Required task >>
Below is a listing; write it out exactly and drop any images from it.

----

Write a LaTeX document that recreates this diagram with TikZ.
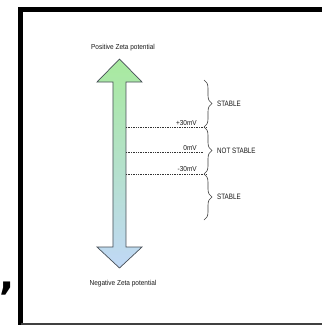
\documentclass[tikz,border=0pt]{standalone}
\usepackage{fontspec}
\setmainfont{Liberation Sans}
\newfontfamily\lblfont[FakeStretch=0.9]{Liberation Sans}
\newfontfamily\capsfont[FakeStretch=0.8]{Liberation Sans}
\newfontfamily\commafont{DejaVu Sans}
\usetikzlibrary{decorations.pathreplacing}
\definecolor{topgreen}{RGB}{168,234,158}
\definecolor{botblue}{RGB}{192,216,246}
\definecolor{edgegray}{RGB}{70,78,86}
\begin{document}
\begin{tikzpicture}[x=1pt,y=-1pt,
  lbl/.style={font=\lblfont\fontsize{7.2}{8}\selectfont, text=black!90, inner sep=0pt},
  zonelbl/.style={font=\capsfont\fontsize{7.8}{9}\selectfont, text=black!90, inner sep=0pt, anchor=west},
  level/.style={densely dotted, line width=0.7pt, black!80},
  brc/.style={decorate, decoration={brace, amplitude=8pt}, draw=black!75, line width=0.6pt},
  bigarrow/.style={draw=edgegray, line width=0.7pt, line join=miter, top color=topgreen, bottom color=botblue},
]
\useasboundingbox (0,0) rectangle (322,325);
\fill[white] (0,0) rectangle (322,325);
% frame
\draw[line width=5pt, line join=miter] (21,325) -- (21,9.5) -- (322,9.5);
\draw[line width=2pt, black!75] (21,324) -- (322,324);
% comma outside the frame
\node[font=\commafont\bfseries\fontsize{40}{40}\selectfont, inner sep=0pt, anchor=base] (comma) at (7,289) {,};
% double arrow
\path[bigarrow] (119.5,59) -- (142,82) -- (126,82) -- (126,247) -- (142,247)
  -- (119.5,268) -- (97,247) -- (113,247) -- (113,82) -- (97,82) -- cycle;
\coordinate (a30) at (126,127);
\coordinate (a0) at (126,152);
\coordinate (am30) at (126,174);
\coordinate (b30) at (207,127);
\coordinate (b0) at (203,152);
\coordinate (bm30) at (207,174);
\coordinate (r1) at (204,80);
\coordinate (r2) at (204,127);
\coordinate (r3) at (204,174);
\coordinate (r4) at (204,220);
% labels
\node[lbl] (pos) at (123,48) {Positive Zeta potential};
\node[lbl] (neg) at (123,284) {Negative Zeta potential};
\node[lbl, anchor=base east] (l30) at (197,125) {+30mV};
\node[lbl, anchor=base east] (l0) at (197,150) {0mV};
\node[lbl, anchor=base east] (lm30) at (197,171.5) {-30mV};
% levels
\draw[level] (a30) -- (b30);
\draw[level] (a0) -- (b0);
\draw[level] (am30) -- (bm30);
% braces
\draw[brc] (r1) -- (r2);
\draw[brc] (r2) -- (r3);
\draw[brc] (r3) -- (r4);
\node[zonelbl] (s1) at (217,103.5) {STABLE};
\node[zonelbl] (ns) at (217,150.5) {NOT STABLE};
\node[zonelbl] (s2) at (217,197) {STABLE};
\end{tikzpicture}
\end{document}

----

In response >>
Write a LaTeX document that recreates this diagram with TikZ.
\documentclass[tikz,border=0pt]{standalone}
\usepackage{fontspec}
\setmainfont{Liberation Sans}
\newfontfamily\lblfont[FakeStretch=0.9]{Liberation Sans}
\newfontfamily\capsfont[FakeStretch=0.8]{Liberation Sans}
\newfontfamily\commafont{DejaVu Sans}
\usetikzlibrary{decorations.pathreplacing}
\definecolor{topgreen}{RGB}{168,234,158}
\definecolor{botblue}{RGB}{192,216,246}
\definecolor{edgegray}{RGB}{70,78,86}
\begin{document}
\begin{tikzpicture}[x=1pt,y=-1pt,
  lbl/.style={font=\lblfont\fontsize{7.2}{8}\selectfont, text=black!90, inner sep=0pt},
  zonelbl/.style={font=\capsfont\fontsize{7.8}{9}\selectfont, text=black!90, inner sep=0pt, anchor=west},
  level/.style={densely dotted, line width=0.7pt, black!80},
  brc/.style={decorate, decoration={brace, amplitude=8pt}, draw=black!75, line width=0.6pt},
  bigarrow/.style={draw=edgegray, line width=0.7pt, line join=miter, top color=topgreen, bottom color=botblue},
]
\useasboundingbox (0,0) rectangle (322,325);
\fill[white] (0,0) rectangle (322,325);
% frame
\draw[line width=5pt, line join=miter] (21,325) -- (21,9.5) -- (322,9.5);
\draw[line width=2pt, black!75] (21,324) -- (322,324);
% comma outside the frame
\node[font=\commafont\bfseries\fontsize{40}{40}\selectfont, inner sep=0pt, anchor=base] (comma) at (7,289) {,};
% double arrow
\path[bigarrow] (119.5,59) -- (142,82) -- (126,82) -- (126,247) -- (142,247)
  -- (119.5,268) -- (97,247) -- (113,247) -- (113,82) -- (97,82) -- cycle;
\coordinate (a30) at (126,127);
\coordinate (a0) at (126,152);
\coordinate (am30) at (126,174);
\coordinate (b30) at (207,127);
\coordinate (b0) at (203,152);
\coordinate (bm30) at (207,174);
\coordinate (r1) at (204,80);
\coordinate (r2) at (204,127);
\coordinate (r3) at (204,174);
\coordinate (r4) at (204,220);
% labels
\node[lbl] (pos) at (123,48) {Positive Zeta potential};
\node[lbl] (neg) at (123,284) {Negative Zeta potential};
\node[lbl, anchor=base east] (l30) at (197,125) {+30mV};
\node[lbl, anchor=base east] (l0) at (197,150) {0mV};
\node[lbl, anchor=base east] (lm30) at (197,171.5) {-30mV};
% levels
\draw[level] (a30) -- (b30);
\draw[level] (a0) -- (b0);
\draw[level] (am30) -- (bm30);
% braces
\draw[brc] (r1) -- (r2);
\draw[brc] (r2) -- (r3);
\draw[brc] (r3) -- (r4);
\node[zonelbl] (s1) at (217,103.5) {STABLE};
\node[zonelbl] (ns) at (217,150.5) {NOT STABLE};
\node[zonelbl] (s2) at (217,197) {STABLE};
\end{tikzpicture}
\end{document}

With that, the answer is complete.